# What this task involves
Set down, exactly as written, only the lines starting with the one that holds "Generate a Python" and ending with the one that holds "ax = fig.add_axes([0.3792, 0.7797, 0.2668, 0.1815])".
━━━━━ Supplied records
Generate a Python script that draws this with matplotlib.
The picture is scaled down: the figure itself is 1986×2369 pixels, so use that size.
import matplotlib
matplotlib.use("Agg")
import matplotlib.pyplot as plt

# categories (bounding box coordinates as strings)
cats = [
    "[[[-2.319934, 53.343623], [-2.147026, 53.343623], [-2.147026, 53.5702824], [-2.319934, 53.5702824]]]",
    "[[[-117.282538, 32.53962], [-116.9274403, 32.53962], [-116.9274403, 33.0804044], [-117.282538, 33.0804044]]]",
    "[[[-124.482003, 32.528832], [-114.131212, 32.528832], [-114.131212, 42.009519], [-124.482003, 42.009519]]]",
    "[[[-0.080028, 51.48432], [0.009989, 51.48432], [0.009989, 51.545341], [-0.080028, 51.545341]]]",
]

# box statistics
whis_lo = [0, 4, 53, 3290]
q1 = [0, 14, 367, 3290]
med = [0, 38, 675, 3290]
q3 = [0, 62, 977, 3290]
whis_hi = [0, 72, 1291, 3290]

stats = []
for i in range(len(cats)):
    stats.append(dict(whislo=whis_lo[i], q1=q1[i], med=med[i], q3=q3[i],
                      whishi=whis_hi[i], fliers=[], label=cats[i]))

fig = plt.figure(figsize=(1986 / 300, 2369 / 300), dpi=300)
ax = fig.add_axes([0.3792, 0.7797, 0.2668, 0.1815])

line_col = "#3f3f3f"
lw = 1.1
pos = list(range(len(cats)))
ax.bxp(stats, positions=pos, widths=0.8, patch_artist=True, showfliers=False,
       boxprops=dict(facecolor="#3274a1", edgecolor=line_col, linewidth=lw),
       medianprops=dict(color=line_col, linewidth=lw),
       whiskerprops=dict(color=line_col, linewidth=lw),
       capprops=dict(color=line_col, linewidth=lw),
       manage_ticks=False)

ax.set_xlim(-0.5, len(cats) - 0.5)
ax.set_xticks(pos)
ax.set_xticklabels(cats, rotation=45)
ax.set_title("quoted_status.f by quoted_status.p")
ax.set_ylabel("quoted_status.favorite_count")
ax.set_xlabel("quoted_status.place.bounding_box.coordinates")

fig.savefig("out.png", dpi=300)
━━━━━━━━━━
━━━━━ Supplied records
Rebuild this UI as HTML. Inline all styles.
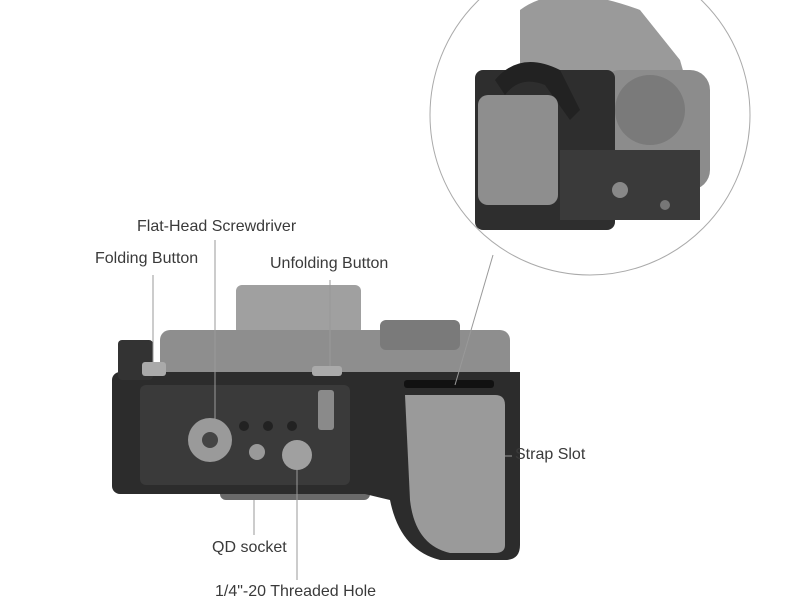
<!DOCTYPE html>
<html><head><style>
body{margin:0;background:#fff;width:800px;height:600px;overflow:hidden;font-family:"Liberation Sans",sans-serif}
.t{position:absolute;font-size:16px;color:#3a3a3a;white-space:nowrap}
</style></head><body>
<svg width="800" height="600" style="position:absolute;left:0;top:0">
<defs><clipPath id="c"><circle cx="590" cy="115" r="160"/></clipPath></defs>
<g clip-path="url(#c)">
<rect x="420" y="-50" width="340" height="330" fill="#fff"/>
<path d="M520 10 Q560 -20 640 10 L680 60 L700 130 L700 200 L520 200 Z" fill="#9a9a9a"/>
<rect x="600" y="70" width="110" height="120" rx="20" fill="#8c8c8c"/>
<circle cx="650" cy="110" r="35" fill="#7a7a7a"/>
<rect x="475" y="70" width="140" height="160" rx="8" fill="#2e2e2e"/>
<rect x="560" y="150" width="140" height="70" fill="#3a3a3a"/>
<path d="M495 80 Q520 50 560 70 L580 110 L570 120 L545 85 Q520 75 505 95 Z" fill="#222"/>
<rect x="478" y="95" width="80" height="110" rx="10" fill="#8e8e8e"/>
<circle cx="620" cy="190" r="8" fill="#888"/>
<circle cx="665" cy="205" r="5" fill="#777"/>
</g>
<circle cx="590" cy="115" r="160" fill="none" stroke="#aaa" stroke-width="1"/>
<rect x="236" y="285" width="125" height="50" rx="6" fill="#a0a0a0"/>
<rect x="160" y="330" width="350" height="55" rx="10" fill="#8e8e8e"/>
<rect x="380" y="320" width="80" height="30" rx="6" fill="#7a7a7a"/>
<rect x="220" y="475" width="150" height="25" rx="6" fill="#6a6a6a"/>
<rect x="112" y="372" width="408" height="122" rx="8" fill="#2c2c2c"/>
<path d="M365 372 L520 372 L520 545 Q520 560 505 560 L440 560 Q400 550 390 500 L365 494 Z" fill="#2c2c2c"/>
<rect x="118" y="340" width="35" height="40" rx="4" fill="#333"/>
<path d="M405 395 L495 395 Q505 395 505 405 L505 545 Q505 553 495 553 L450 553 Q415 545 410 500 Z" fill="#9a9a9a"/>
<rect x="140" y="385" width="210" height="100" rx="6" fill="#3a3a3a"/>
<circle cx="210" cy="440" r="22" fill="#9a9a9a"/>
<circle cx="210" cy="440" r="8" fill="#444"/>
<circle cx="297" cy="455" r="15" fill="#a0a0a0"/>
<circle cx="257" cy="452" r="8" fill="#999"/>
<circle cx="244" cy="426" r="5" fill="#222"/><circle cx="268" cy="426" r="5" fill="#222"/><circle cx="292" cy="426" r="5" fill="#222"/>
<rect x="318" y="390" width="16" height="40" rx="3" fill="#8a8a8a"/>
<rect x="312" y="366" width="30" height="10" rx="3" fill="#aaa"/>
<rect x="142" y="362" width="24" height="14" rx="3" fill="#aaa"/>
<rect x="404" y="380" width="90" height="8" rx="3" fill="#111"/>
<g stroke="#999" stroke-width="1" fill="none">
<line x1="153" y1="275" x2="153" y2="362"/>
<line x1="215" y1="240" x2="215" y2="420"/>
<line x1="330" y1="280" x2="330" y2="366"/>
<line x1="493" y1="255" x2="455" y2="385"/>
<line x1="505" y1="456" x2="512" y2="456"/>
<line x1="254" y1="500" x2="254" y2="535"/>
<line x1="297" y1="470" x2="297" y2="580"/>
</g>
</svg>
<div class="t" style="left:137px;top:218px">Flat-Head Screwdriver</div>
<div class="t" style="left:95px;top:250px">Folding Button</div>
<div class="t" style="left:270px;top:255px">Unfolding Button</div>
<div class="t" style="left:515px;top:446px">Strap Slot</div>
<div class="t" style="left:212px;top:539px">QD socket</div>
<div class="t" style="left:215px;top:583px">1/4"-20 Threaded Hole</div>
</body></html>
━━━━━━━━━━
# Reply to the exercise
Generate a Python script that draws this with matplotlib.
The picture is scaled down: the figure itself is 1986×2369 pixels, so use that size.
import matplotlib
matplotlib.use("Agg")
import matplotlib.pyplot as plt

# categories (bounding box coordinates as strings)
cats = [
    "[[[-2.319934, 53.343623], [-2.147026, 53.343623], [-2.147026, 53.5702824], [-2.319934, 53.5702824]]]",
    "[[[-117.282538, 32.53962], [-116.9274403, 32.53962], [-116.9274403, 33.0804044], [-117.282538, 33.0804044]]]",
    "[[[-124.482003, 32.528832], [-114.131212, 32.528832], [-114.131212, 42.009519], [-124.482003, 42.009519]]]",
    "[[[-0.080028, 51.48432], [0.009989, 51.48432], [0.009989, 51.545341], [-0.080028, 51.545341]]]",
]

# box statistics
whis_lo = [0, 4, 53, 3290]
q1 = [0, 14, 367, 3290]
med = [0, 38, 675, 3290]
q3 = [0, 62, 977, 3290]
whis_hi = [0, 72, 1291, 3290]

stats = []
for i in range(len(cats)):
    stats.append(dict(whislo=whis_lo[i], q1=q1[i], med=med[i], q3=q3[i],
                      whishi=whis_hi[i], fliers=[], label=cats[i]))

fig = plt.figure(figsize=(1986 / 300, 2369 / 300), dpi=300)
ax = fig.add_axes([0.3792, 0.7797, 0.2668, 0.1815])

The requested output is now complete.